──────── Records supplied ────────

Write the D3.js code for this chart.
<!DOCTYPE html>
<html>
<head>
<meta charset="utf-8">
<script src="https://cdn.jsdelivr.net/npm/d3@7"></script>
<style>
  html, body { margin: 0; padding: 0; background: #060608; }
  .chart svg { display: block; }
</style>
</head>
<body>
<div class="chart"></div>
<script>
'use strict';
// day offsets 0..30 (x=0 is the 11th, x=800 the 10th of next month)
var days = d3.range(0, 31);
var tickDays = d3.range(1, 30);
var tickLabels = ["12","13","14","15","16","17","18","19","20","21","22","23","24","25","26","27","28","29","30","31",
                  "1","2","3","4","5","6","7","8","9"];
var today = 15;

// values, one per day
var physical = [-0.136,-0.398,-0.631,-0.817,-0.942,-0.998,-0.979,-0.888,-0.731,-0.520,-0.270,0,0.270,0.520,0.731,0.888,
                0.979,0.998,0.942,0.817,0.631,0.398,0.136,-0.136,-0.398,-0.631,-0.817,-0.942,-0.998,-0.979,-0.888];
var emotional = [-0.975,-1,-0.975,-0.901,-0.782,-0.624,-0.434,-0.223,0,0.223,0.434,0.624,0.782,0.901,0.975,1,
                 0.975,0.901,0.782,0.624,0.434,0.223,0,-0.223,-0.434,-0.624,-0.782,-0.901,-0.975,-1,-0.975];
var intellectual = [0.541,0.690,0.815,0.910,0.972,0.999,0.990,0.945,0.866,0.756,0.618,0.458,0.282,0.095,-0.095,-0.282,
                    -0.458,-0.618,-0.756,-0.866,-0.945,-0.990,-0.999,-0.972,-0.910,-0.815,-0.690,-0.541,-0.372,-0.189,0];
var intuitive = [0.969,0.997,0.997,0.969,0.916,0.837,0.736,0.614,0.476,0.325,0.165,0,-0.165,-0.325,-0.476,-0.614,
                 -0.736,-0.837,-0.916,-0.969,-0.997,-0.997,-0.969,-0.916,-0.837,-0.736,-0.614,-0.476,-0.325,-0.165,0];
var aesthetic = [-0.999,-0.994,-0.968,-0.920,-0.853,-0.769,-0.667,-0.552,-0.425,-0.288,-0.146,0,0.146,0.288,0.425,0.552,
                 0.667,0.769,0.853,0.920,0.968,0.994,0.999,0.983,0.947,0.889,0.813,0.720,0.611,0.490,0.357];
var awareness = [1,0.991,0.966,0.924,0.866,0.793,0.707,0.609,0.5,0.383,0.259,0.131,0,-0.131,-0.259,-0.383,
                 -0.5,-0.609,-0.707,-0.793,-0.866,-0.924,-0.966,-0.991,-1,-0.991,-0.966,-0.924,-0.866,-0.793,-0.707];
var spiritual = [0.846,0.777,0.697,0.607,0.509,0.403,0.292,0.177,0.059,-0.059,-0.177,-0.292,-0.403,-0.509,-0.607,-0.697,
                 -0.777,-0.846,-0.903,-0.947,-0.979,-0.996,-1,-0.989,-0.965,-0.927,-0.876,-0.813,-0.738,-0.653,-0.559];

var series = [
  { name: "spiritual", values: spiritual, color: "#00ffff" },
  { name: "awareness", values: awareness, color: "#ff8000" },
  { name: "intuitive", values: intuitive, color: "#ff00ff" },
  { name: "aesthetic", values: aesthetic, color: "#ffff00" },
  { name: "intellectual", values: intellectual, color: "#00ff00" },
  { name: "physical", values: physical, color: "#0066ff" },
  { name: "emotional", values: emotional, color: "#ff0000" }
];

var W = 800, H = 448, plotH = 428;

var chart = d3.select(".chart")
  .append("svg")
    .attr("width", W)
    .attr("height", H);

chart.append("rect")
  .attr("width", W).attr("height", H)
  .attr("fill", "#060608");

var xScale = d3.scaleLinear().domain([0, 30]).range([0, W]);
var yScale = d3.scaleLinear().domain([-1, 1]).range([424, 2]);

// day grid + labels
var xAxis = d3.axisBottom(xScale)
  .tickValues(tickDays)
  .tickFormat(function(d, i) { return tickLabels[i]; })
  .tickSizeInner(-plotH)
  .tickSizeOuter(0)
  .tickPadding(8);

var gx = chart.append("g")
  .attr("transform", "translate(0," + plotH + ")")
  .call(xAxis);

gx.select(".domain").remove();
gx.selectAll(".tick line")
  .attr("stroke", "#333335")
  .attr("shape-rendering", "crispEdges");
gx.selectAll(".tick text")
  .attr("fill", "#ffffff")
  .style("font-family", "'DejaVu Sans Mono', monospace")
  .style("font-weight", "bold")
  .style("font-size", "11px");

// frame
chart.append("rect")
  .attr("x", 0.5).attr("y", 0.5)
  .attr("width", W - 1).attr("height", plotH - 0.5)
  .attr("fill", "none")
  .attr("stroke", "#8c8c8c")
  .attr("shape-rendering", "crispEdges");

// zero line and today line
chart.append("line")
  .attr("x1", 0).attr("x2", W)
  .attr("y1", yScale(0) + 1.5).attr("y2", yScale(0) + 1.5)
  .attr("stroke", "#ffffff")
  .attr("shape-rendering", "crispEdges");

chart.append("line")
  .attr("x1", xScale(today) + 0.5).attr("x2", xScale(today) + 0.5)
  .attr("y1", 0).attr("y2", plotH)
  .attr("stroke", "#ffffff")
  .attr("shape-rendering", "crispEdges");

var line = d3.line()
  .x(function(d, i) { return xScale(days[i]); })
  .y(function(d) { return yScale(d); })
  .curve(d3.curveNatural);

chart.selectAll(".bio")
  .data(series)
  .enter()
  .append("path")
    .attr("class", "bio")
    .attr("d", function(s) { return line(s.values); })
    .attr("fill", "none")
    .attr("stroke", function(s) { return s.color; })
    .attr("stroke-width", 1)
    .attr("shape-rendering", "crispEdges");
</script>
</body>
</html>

────────
──────── Records supplied ────────

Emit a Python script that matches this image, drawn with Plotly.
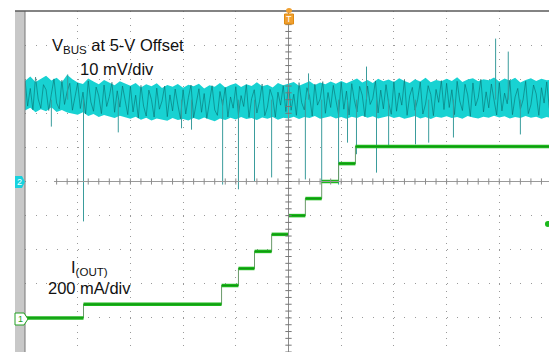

────────

Given task: Proceeding from the line containing "Write the D3.js code for this chart." through the line containing "var today = 15;", transcribe the lines above exactly, both end lines included.

Written answer:
Write the D3.js code for this chart.
<!DOCTYPE html>
<html>
<head>
<meta charset="utf-8">
<script src="https://cdn.jsdelivr.net/npm/d3@7"></script>
<style>
  html, body { margin: 0; padding: 0; background: #060608; }
  .chart svg { display: block; }
</style>
</head>
<body>
<div class="chart"></div>
<script>
'use strict';
// day offsets 0..30 (x=0 is the 11th, x=800 the 10th of next month)
var days = d3.range(0, 31);
var tickDays = d3.range(1, 30);
var tickLabels = ["12","13","14","15","16","17","18","19","20","21","22","23","24","25","26","27","28","29","30","31",
                  "1","2","3","4","5","6","7","8","9"];
var today = 15;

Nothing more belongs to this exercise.